Partnership to Address Manufacturing Skills Gap
A new industry-education partnership announced today between the Greater Louisville chapter of the Kentucky Federation for Advanced Manufacturing Education (KYFAME) and Jefferson Community and Technical College will combine classroom and work experiences to create a pipeline of technology-savvy employees for the region’s advanced manufacturing industry. Qualifying students will work and learn, earning valuable on-the-job training and an associate degree with little to no education debt.
Introduced by GE Appliances President and CEO Chip Blankenship at JCTC, the partnership was initiated by a group of area manufacturers who wanted to ensure that area educational institutions, local governments and other groups understood and responded to the urgent need area manufacturers have for trained employees to fill positions in today’s expanding high-tech manufacturing sector.

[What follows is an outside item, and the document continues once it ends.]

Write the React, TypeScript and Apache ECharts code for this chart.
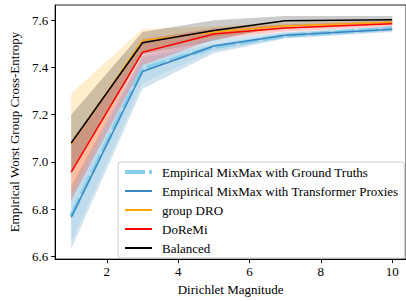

Together, the Greater Louisville Chapter of KYFAME and JCTC will implement the Advanced Manufacturing Technician Program (AMT), a work-study education program founded by Toyota Motor Manufacturing Kentucky that now is used by multiple manufacturers who are part of the statewide KYFAME organization announced earlier this month by Gov. Steve Beshear.
“We expect the AMT program to emerge as a part of the solution to bridge the industrial skills gap,” Blankenship said. “It will provide industry with the skilled workforce it needs, provide a way for students to earn an associate degree and offer graduates of the program access to lucrative, rewarding careers or a stepping stone to continue their education and earn a four-year degree.”
The partnership grew from a clarion call by local industry in April 2014 that educators were not meeting the new needs of manufacturers. In a document called “A Blueprint for Bridging the Industrial Skills Gap,” prepared by several industry representatives, area manufacturers declared “the needs of industry have changed. The preparation of workers has not.”
Nationally, manufacturers estimated that 600,000 jobs go unfilled because skilled workers cannot be found for these types of jobs. Salaries for the “mid-skilled” employees often range from $30,000 to $80,000 a year. At the time, Blankenship said “We at GE are placing big bets on the competitiveness of U.S. manufacturing right here in Louisville. A skilled, ready-to-work, productive workforce is key to winning, but we can’t do it alone.”
The blueprint outlined a three-part plan to overcome the challenge, with the AMT program at its core.
Mayor Greg Fischer, whose vision for the city includes increasing the number of high growth, high wage manufacturing jobs, said, “Creating a pipeline of highly skilled employees is absolutely essential for our city and region to compete in a global economy. This focused partnership and the hands-on training will help us meet the goals of our BEAM initiative to maximize our existing strengths and take advanced manufacturing to a much higher level.”
Students who participate in the AMT program will work toward an Associate in Applied Science degree in Advanced Manufacturing Technology at JCTC. They will attend class and participate in lab work for two days a week and will work for a sponsor company at a competitive wage the other three days.
At the end of the 5 semester program, students will emerge with an associate degree, 68 to71 college credit hours, about 1,800 hours of on-the-job training and work experience, little if any education debt, and the opportunity for full-time employment with a sponsor company. Or, if they choose, they can continue their education and pursue a four-year degree.
Students will be expected to master multiple skills, including electricity, robotics, fluid power, mechanics, fabrication, industrial troubleshooting and more.
They will be exposed to the Manufacturing Core Exercises, which prepare students to contribute to a safe and highly efficient, cost effective workplace. These include Safety Culture, Visual Workplace Organization, Lean Manufacturing, Problem Solving and Machine Reliability. They also will learn the Six Professional Behaviors: Work Attendance, Initiative, Diligence, Interpersonal Relations, Teamwork and Verbal and Written Communication.
The Greater Louisville chapter of KYFAME also will begin to reach out to students as early as middle school to build both interest in and skill sets for manufacturing.
Members of the Greater Louisville Chapter of KYFAME are: Atlas Machine & Supply, Caldwell Tanks, Clariant Corporation, Ford Motor Company, GE Appliances, nth/works, Paradise Tomato Kitchen, Raytheon Co, Shelby Industries LLC, Westport Axle Corp., Yamamoto FB Engineering, and Zoeller Pump Co.
JCTC President Tony Newberry said the KYFAME model bears similarity to a partnership the college enjoys with Toyota Motor Sales in automotive technology, where students gain classroom and actual work experience. JCTC’s program has been recognized as the nation’s leading Toyota training program.
“We believe our experience, highly qualified faculty, and desire to meet the needs of both our employers and students make us a valuable partner,” he said.
While the KY FAME program will launch at the college’s Technical Campus near downtown Louisville, JCTC has included a $46.5 million Advanced Manufacturing/Automotive Technology Center among its capital priorities. Once funded, the Center will be built along South First Street, adjacent to the Downtown Campus on Broadway.